DOMINGO_Chegamos a Manaus por volta das quatro da madrugada, mas não atracaremos antes das 14 horas. O telefone toca e ouço a voz triste do meu marido contando que tinha sido assaltado. Horas depois, o telefone toca novamente. Era minha mãe avisando que vou ser titia. A esposa do meu irmão – o que foi responsável pela minha entrada para a Marinha Mercante – descobriu que está grávida.
SEGUNDA-FEIRA_A nossa querida praticante Dayse retornou a bordo. Agora são oito as mulheres embarcadas.
O navio permanece em operação de descarga. Dessa vez, mais lenta. O Terminal tem interrompido diversas vezes a operação, seja para troca de tanque, análise de produto ou outro motivo, atrasando nossa saída. Hoje tenho uma audiência no Procon de Manaus e não gostaria de perdê-la.
Dei sorte, a manobra ficou para mais tarde e não vou precisar ser representada pelo procurador. Tomara que dê tudo certo nessa audiência que se arrasta há meses. Eu tinha comprado um pacote para o Caribe em fevereiro deste ano, mas não pude viajar devido ao meu trabalho. Tentei mudar as datas com antecedência, por estar embarcada à época, mas segundo a empresa isso não seria possível. Eu também teria direito a apenas 20% de reembolso do valor pago.
A audiência estava marcada para as 12h30. Saí de bordo um pouco antes e corri para o salão para fazer as unhas e preparar o cabelo. Para minha frustração, o representante da empresa não compareceu e a audiência foi remarcada.

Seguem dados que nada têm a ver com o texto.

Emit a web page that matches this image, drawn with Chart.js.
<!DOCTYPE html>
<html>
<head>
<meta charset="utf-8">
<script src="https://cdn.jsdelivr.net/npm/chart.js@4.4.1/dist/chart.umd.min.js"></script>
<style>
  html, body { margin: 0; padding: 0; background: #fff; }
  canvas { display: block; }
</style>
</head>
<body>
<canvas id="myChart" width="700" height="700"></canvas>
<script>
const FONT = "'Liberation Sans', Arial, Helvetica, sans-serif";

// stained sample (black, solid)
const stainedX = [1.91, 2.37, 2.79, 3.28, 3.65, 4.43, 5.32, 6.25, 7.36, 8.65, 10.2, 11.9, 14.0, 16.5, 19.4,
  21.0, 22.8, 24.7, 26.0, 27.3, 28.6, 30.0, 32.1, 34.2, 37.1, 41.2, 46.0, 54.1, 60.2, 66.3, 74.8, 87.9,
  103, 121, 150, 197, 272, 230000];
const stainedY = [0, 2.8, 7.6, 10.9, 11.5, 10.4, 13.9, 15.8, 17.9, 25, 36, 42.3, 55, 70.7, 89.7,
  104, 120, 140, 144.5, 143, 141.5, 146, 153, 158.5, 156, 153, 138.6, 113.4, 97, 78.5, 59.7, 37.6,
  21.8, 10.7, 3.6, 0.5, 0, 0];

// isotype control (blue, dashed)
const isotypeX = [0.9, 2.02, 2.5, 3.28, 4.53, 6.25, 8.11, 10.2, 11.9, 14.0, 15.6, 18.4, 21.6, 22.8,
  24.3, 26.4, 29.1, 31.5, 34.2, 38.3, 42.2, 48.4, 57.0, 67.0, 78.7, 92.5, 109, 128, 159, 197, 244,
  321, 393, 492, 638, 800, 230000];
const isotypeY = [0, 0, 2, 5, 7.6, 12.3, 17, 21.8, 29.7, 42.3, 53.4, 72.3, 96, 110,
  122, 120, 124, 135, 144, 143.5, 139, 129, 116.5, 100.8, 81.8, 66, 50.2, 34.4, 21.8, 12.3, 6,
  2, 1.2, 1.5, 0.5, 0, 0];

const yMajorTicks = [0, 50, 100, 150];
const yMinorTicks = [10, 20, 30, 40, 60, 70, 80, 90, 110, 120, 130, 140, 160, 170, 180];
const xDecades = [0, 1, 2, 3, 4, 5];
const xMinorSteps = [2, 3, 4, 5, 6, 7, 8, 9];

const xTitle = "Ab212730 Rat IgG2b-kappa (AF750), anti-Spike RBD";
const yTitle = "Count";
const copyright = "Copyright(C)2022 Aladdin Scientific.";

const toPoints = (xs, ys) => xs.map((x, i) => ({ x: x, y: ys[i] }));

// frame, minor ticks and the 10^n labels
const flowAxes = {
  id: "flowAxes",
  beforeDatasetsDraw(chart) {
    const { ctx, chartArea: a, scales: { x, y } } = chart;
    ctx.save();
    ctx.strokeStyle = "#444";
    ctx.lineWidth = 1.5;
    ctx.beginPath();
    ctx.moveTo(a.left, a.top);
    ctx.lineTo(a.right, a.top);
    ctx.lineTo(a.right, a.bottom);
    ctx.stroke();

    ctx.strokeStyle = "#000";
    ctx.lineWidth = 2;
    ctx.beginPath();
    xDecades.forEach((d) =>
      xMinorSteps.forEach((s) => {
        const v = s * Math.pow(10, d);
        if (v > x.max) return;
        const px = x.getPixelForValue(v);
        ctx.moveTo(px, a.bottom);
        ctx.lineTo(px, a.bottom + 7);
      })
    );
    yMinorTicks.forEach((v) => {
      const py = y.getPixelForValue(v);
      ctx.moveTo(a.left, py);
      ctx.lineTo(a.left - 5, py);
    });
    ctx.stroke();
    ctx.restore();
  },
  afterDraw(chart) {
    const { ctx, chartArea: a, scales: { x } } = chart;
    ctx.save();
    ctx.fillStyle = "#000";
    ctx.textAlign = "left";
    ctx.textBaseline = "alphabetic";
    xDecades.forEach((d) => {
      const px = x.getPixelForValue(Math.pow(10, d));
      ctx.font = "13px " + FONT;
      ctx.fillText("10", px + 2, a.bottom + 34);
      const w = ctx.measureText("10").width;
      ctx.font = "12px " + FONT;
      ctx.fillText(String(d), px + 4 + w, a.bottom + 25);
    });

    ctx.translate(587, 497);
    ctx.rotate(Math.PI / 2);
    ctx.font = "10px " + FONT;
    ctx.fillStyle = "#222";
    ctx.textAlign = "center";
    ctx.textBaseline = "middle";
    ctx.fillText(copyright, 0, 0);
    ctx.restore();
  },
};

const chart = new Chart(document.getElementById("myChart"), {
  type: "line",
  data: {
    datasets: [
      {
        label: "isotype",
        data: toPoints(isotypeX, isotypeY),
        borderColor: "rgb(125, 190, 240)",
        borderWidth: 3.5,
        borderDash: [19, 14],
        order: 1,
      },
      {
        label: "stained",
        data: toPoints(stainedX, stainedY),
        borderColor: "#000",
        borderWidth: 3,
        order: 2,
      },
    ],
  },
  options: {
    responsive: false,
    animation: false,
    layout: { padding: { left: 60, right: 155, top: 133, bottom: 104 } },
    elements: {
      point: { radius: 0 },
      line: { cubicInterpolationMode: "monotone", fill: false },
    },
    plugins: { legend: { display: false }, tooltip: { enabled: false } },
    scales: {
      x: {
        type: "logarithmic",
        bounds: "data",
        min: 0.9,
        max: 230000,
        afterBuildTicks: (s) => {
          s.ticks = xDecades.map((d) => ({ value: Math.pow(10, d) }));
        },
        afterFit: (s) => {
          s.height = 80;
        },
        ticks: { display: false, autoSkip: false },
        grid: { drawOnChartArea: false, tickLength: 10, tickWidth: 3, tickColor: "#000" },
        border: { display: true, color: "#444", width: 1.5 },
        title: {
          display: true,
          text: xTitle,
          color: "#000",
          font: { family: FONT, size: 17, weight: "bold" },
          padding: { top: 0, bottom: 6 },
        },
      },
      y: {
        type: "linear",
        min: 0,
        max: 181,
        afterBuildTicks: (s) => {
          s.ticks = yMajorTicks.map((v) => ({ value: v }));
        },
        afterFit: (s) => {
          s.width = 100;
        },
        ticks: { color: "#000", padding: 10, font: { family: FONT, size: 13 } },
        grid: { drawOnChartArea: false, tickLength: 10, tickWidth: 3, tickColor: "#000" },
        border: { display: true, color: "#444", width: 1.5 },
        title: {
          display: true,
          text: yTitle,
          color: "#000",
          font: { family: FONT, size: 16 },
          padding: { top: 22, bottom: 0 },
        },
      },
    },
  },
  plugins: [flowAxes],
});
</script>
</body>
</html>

Agora somente em outubro.
TERÇA-FEIRA_A bordo, temos o sono muito leve. Qualquer barulho diferente nos desperta. Se a máquina reduz de intensidade, ligamos de imediato para o oficial de serviço no passadiço ou para o Centro de Controle de Motores. Esta tarde tivemos o exercício simulado de combate a incêndios, seguido de abandono. São exercícios importantes para familiarizarmos a tripulação com os recursos de que dispomos, e quais procedimentos devem ser adotados para combater o fogo ou abandonar o navio. Os exercícios têm duração de duas horas e dez minutos.
À noite, faço verificação no passadiço e escrevo as ordens noturnas do comandante. Em seguida, faço minha atividade física. Retorno ao camarote. São 23 horas: hora de dormir.
QUARTA-FEIRA_Hoje de manhã fiz uma auditoria comportamental no convés e na praça de máquinas, junto com o imediato e o chefe de máquinas. Verificamos a utilização do EPI pela tripulação – se está completo e sendo usado de forma adequada, se a área de trabalho está livre de obstáculos. Também ficamos de olho na postura e ergonomia da tripulação.
À tarde me ausento de bordo para ir ao banco e ao shopping fazer minhas compras particulares: revistas, chocolate meio amargo (adoro), produtos de higiene… À noite recebo ligação do meu marido, que quase não consegue falar: “Vasco campeão!”
(*) No dia 1 de julho a comandante Hildelene foi escolhida para comandar o Rômulo Almeida, um dos novos navios que estão sendo construídos para a Transpetro. Ela terá como imediato – o segundo na hierarquia – Vanessa Cunha. Será a primeira vez o Brasil que os dois primeiros cargos serão ocupados por mulheres.